● **Exercise instructions**
Count, in the entries below, the lines in which "this" occurs. Give the number, nothing more.

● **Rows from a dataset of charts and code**
········

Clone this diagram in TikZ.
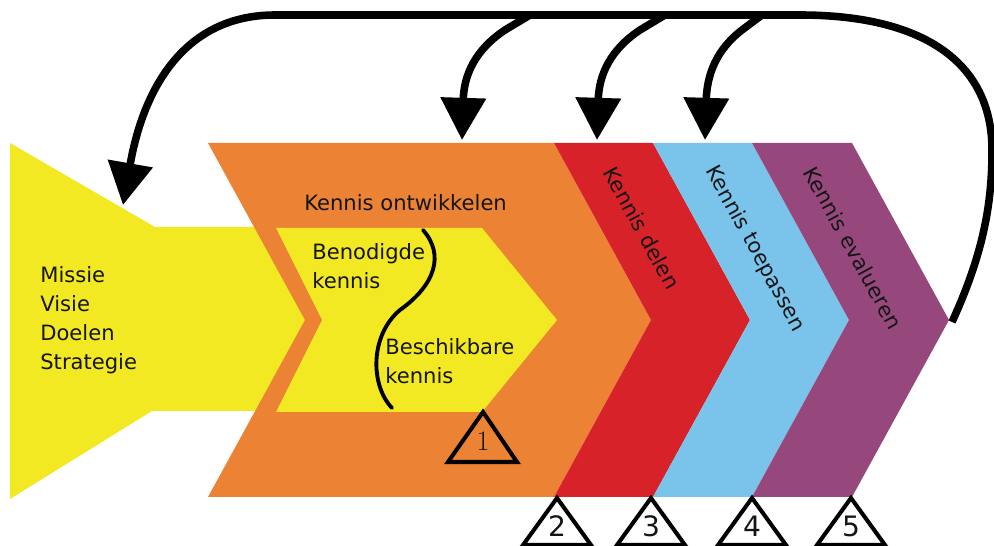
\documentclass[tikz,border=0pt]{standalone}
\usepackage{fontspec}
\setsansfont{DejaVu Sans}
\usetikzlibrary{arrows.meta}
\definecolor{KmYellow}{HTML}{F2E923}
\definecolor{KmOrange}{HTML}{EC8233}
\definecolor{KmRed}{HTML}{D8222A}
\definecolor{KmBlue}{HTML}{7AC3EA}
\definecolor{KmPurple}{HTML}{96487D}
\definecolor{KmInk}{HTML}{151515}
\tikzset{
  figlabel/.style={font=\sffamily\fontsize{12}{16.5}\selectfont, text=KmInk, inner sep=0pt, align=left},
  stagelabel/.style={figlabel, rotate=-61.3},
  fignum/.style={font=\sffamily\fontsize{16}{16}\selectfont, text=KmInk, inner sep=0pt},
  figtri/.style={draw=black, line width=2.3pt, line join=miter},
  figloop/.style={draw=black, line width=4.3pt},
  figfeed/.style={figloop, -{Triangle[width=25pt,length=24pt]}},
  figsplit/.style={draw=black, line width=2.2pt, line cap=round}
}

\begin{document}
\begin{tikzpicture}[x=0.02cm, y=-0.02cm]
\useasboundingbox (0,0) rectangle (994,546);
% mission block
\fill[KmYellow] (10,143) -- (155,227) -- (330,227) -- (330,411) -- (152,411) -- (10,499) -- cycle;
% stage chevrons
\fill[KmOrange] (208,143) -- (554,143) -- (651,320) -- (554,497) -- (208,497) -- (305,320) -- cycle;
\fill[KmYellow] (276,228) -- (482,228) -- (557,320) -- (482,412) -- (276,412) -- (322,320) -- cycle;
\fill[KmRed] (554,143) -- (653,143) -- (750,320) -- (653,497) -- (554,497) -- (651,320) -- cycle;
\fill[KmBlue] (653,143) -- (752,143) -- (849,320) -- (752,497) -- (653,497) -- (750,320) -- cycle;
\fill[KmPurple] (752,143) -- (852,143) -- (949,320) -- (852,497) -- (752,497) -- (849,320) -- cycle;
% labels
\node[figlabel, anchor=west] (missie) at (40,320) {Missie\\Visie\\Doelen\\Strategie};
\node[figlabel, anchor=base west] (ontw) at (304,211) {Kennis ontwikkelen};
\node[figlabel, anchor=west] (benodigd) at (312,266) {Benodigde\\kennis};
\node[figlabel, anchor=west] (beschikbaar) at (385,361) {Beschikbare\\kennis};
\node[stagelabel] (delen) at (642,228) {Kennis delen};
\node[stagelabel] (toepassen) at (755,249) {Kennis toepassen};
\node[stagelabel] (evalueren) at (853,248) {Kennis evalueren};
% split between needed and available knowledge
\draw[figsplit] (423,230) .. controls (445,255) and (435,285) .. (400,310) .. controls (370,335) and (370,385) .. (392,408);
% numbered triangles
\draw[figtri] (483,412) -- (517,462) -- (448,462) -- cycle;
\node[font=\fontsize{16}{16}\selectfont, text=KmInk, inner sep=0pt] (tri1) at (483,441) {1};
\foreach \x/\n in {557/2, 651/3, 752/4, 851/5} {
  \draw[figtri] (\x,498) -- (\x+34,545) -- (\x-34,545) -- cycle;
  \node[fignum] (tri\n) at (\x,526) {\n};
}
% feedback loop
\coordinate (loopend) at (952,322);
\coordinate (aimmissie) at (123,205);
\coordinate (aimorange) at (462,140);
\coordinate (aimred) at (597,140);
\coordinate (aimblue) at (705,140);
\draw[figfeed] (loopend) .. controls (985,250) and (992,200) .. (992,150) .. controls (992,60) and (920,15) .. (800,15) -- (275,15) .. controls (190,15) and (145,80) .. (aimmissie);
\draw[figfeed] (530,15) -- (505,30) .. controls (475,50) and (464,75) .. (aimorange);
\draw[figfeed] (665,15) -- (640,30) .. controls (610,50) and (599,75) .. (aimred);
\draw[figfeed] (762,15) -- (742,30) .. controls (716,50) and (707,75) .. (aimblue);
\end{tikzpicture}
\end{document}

········

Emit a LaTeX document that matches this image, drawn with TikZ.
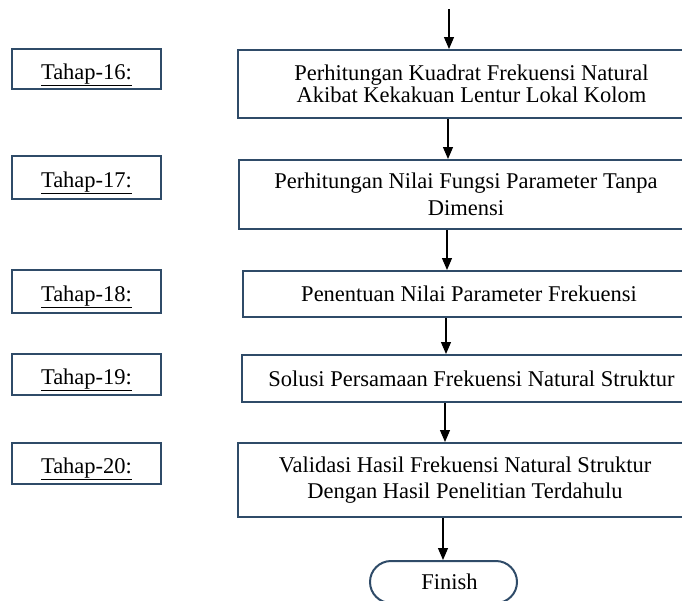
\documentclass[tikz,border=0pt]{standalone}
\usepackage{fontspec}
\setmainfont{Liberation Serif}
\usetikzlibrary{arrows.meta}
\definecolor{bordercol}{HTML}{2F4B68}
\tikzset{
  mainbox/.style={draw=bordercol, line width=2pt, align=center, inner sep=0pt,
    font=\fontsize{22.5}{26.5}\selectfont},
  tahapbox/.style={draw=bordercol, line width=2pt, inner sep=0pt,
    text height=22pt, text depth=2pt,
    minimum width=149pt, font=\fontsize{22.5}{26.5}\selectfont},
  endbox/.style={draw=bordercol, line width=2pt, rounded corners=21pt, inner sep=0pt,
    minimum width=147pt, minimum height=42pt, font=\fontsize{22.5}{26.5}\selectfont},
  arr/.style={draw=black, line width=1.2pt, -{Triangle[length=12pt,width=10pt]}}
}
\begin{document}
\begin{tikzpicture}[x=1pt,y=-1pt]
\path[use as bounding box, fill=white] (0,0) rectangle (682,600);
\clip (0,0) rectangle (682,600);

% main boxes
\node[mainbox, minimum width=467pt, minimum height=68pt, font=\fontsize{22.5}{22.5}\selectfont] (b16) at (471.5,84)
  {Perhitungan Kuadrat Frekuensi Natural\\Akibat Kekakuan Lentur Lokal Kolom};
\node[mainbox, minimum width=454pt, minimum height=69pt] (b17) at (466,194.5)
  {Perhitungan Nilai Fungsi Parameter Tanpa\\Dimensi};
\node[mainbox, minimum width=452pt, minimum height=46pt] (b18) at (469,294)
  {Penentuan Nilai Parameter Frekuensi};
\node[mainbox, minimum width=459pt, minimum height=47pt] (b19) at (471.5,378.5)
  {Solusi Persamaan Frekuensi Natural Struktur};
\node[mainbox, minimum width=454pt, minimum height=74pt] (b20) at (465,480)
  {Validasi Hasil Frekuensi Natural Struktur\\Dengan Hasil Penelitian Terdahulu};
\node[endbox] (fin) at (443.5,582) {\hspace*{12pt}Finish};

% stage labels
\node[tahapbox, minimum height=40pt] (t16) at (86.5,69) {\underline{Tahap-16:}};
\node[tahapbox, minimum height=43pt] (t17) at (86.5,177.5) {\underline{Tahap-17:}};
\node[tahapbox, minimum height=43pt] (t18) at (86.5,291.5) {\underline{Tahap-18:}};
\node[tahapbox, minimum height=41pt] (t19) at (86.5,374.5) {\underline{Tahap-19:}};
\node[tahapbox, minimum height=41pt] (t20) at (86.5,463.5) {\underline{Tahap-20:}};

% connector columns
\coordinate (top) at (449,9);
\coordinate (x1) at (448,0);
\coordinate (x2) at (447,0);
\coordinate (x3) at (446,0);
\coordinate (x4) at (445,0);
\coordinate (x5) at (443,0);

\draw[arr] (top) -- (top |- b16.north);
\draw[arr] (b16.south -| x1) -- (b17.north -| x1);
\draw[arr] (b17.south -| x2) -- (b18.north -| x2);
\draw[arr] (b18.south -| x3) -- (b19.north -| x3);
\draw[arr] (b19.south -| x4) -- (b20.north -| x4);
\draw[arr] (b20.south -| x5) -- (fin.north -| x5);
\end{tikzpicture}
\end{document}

········

● **In response**
2